Une question se pose : si la Cour devait rejuger l’affaire au regard de la nouvelle rédaction, la solution serait-elle identique pour toute espèce de catastrophe naturelle ? Le doute est permis dès lors que, le délai en cas de sécheresse étant désormais de cinq ans, la garantie de l’assureur aurait bien été engagée dans le délai requis.

S’agissant des autres événements naturels susceptibles de faire l’objet d’une garantie au titre des catastrophes naturelles (C. assur., art. L. 125-1), il est difficile d’imaginer que les conséquences d’une inondation, d’un séisme ou d’une avalanche ne soient pas portées à la connaissance des intéressés au cours du délai biennal.

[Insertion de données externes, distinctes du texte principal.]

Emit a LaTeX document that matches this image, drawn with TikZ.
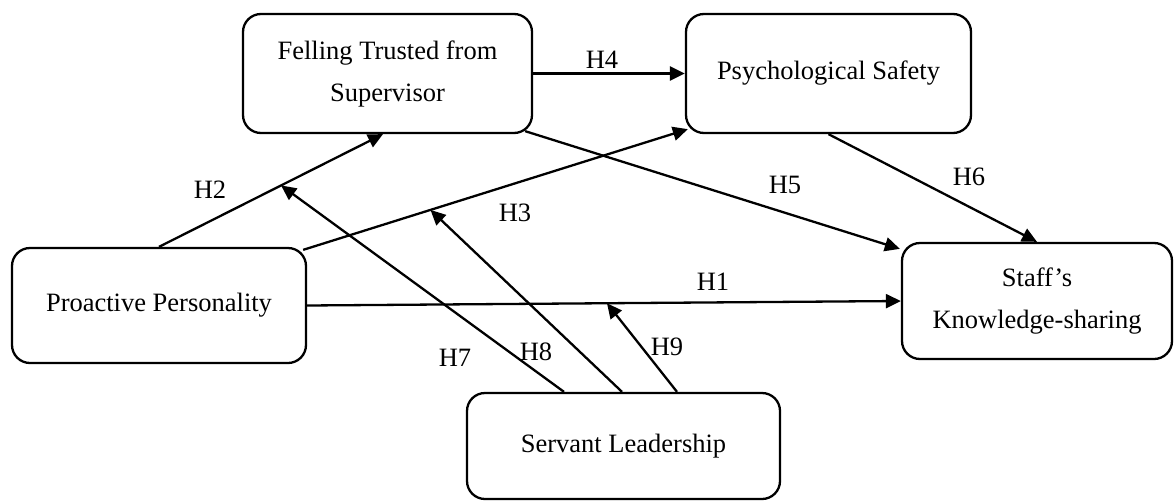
\documentclass[tikz,border=0pt]{standalone}
\usepackage{fontspec}
\setmainfont{Liberation Serif}
\usetikzlibrary{arrows.meta,calc}
\begin{document}
\begin{tikzpicture}[x=1pt,y=-1pt,
  box/.style={draw,line width=2.3pt,rounded corners=18pt,inner sep=0pt,align=center,font=\fontsize{26.5}{42}\selectfont},
  lbl/.style={inner sep=0pt,font=\fontsize{26.5}{32}\selectfont},
  arr/.style={line width=2.3pt,-{Triangle[length=15pt,width=14pt]}}]
\useasboundingbox (0,0) rectangle (1175,501);
\node[box,minimum width=289pt,minimum height=119pt] (felling) at (387.5,73.5) {Felling Trusted from\\Supervisor};
\node[box,minimum width=285pt,minimum height=119pt] (psych) at (828.5,73.5) {Psychological Safety};
\node[box,minimum width=294pt,minimum height=115pt] (proactive) at (159,305.5) {Proactive Personality};
\node[box,minimum width=270pt,minimum height=116pt] (staff) at (1037,301) {Staff’s\\Knowledge-sharing};
\node[box,minimum width=313pt,minimum height=106pt] (servant) at (623.5,446) {Servant Leadership};
% main paths
\draw[arr] (felling) -- (psych);
\draw[arr] (proactive.north) -- coordinate[pos=0.545] (m7) ([xshift=-4.5pt]felling.south);
\draw[arr] ([shift={(-4,3)}]proactive.north east) -- coordinate[pos=0.331] (m8) ([shift={(3,-5)}]psych.south west);
\draw[arr] ([shift={(-8,-3)}]felling.south east) -- ([shift={(-1,7)}]staff.north west);
\draw[arr] (psych.south) -- (staff.north);
\draw[arr] (proactive.east) -- coordinate[pos=0.505] (m9) (staff.west);
% moderation
\draw[arr] ([xshift=-59.5pt]servant.north) -- (m7);
\draw[arr] ([xshift=-1.5pt]servant.north) -- (m8);
\draw[arr] ([xshift=53.5pt]servant.north) -- (m9);
% labels
\node[lbl] (lH1) at (713,282) {H1};
\node[lbl] (lH2) at (210,190) {H2};
\node[lbl] (lH3) at (515,213) {H3};
\node[lbl] (lH4) at (602,60) {H4};
\node[lbl] (lH5) at (785,185) {H5};
\node[lbl] (lH6) at (969,177) {H6};
\node[lbl] (lH7) at (455,358) {H7};
\node[lbl] (lH8) at (536,352) {H8};
\node[lbl] (lH9) at (667,347) {H9};
\end{tikzpicture}
\end{document}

En revanche, s’agissant des fissures, il est tout-à-fait envisageable que leur apparition soit plus tardive (M. Nidal Mahmoud, « Le cygne noir : des métamorphoses antiques aux réalités modernes des sécheresses en France » : JAC n° 239, sept. 2024), ce qui justifie le nouveau délai de cinq ans exorbitant du droit des assurances.

Cet arrêt pourrait bien n’être finalement qu’une tempête dans un verre d’eau, appliquant par avance la réforme de 2021. Il convient dès lors d’être attentifs à des contentieux éventuels concernant des arrêtés de catastrophes naturels autres que ceux relatifs à la sécheresse.